WHAT IS NEEDED:
Output all the data exactly. Pictures do not belong in the copy.

+ + +

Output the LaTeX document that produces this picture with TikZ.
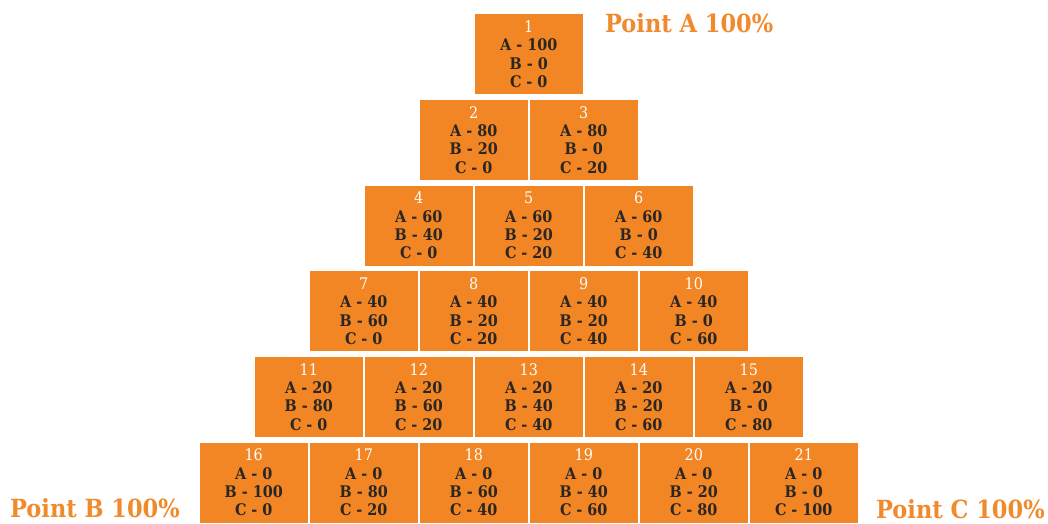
\documentclass[tikz,border=0pt]{standalone}
\usepackage{fontspec}
\IfFontExistsTF{DejaVu Serif Condensed}
  {\setmainfont{DejaVu Serif Condensed}}
  {\setmainfont{DejaVu Serif}}
\definecolor{orng}{HTML}{F28524}
\definecolor{lbl}{HTML}{F08A2C}
\definecolor{txt}{HTML}{2A2623}
\begin{document}
\begin{tikzpicture}[x=1pt,y=-1pt,
  cell/.style={fill=orng, minimum width=107.5pt, minimum height=80pt, inner sep=0pt,
    align=center, text=txt, font=\bfseries\fontsize{16}{18.3}\selectfont},
  ptlabel/.style={text=lbl, font=\bfseries\fontsize{25}{30}\selectfont, inner sep=0pt, anchor=base west}]
\useasboundingbox (0,0) rectangle (1048,524);
\foreach \n/\row/\col/\va/\vb/\vc in {1/0/0/100/0/0, 2/1/0/80/20/0, 3/1/1/80/0/20,
  4/2/0/60/40/0, 5/2/1/60/20/20, 6/2/2/60/0/40,
  7/3/0/40/60/0, 8/3/1/40/20/20, 9/3/2/40/20/40, 10/3/3/40/0/60,
  11/4/0/20/80/0, 12/4/1/20/60/20, 13/4/2/20/40/40, 14/4/3/20/20/60, 15/4/4/20/0/80,
  16/5/0/0/100/0, 17/5/1/0/80/20, 18/5/2/0/60/40, 19/5/3/0/40/60, 20/5/4/0/20/80, 21/5/5/0/0/100}
  \node[cell] (b\n) at ({528.75-55*\row+110*\col},{54.3+85.65*\row})
    {{\color{white}\mdseries\n}\\A - \va\\B - \vb\\C - \vc};
\node[ptlabel] (pa) at (605,32.7) {Point A 100\%};
\node[ptlabel] (pb) at (10,517.7) {Point B 100\%};
\node[ptlabel] (pc) at (876,518) {Point C 100\%};
\end{tikzpicture}
\end{document}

+ + +

OUTPUT OF THE TASK:
Output the LaTeX document that produces this picture with TikZ.
\documentclass[tikz,border=0pt]{standalone}
\usepackage{fontspec}
\IfFontExistsTF{DejaVu Serif Condensed}
  {\setmainfont{DejaVu Serif Condensed}}
  {\setmainfont{DejaVu Serif}}
\definecolor{orng}{HTML}{F28524}
\definecolor{lbl}{HTML}{F08A2C}
\definecolor{txt}{HTML}{2A2623}
\begin{document}
\begin{tikzpicture}[x=1pt,y=-1pt,
  cell/.style={fill=orng, minimum width=107.5pt, minimum height=80pt, inner sep=0pt,
    align=center, text=txt, font=\bfseries\fontsize{16}{18.3}\selectfont},
  ptlabel/.style={text=lbl, font=\bfseries\fontsize{25}{30}\selectfont, inner sep=0pt, anchor=base west}]
\useasboundingbox (0,0) rectangle (1048,524);
\foreach \n/\row/\col/\va/\vb/\vc in {1/0/0/100/0/0, 2/1/0/80/20/0, 3/1/1/80/0/20,
  4/2/0/60/40/0, 5/2/1/60/20/20, 6/2/2/60/0/40,
  7/3/0/40/60/0, 8/3/1/40/20/20, 9/3/2/40/20/40, 10/3/3/40/0/60,
  11/4/0/20/80/0, 12/4/1/20/60/20, 13/4/2/20/40/40, 14/4/3/20/20/60, 15/4/4/20/0/80,
  16/5/0/0/100/0, 17/5/1/0/80/20, 18/5/2/0/60/40, 19/5/3/0/40/60, 20/5/4/0/20/80, 21/5/5/0/0/100}
  \node[cell] (b\n) at ({528.75-55*\row+110*\col},{54.3+85.65*\row})
    {{\color{white}\mdseries\n}\\A - \va\\B - \vb\\C - \vc};
\node[ptlabel] (pa) at (605,32.7) {Point A 100\%};
\node[ptlabel] (pb) at (10,517.7) {Point B 100\%};
\node[ptlabel] (pc) at (876,518) {Point C 100\%};
\end{tikzpicture}
\end{document}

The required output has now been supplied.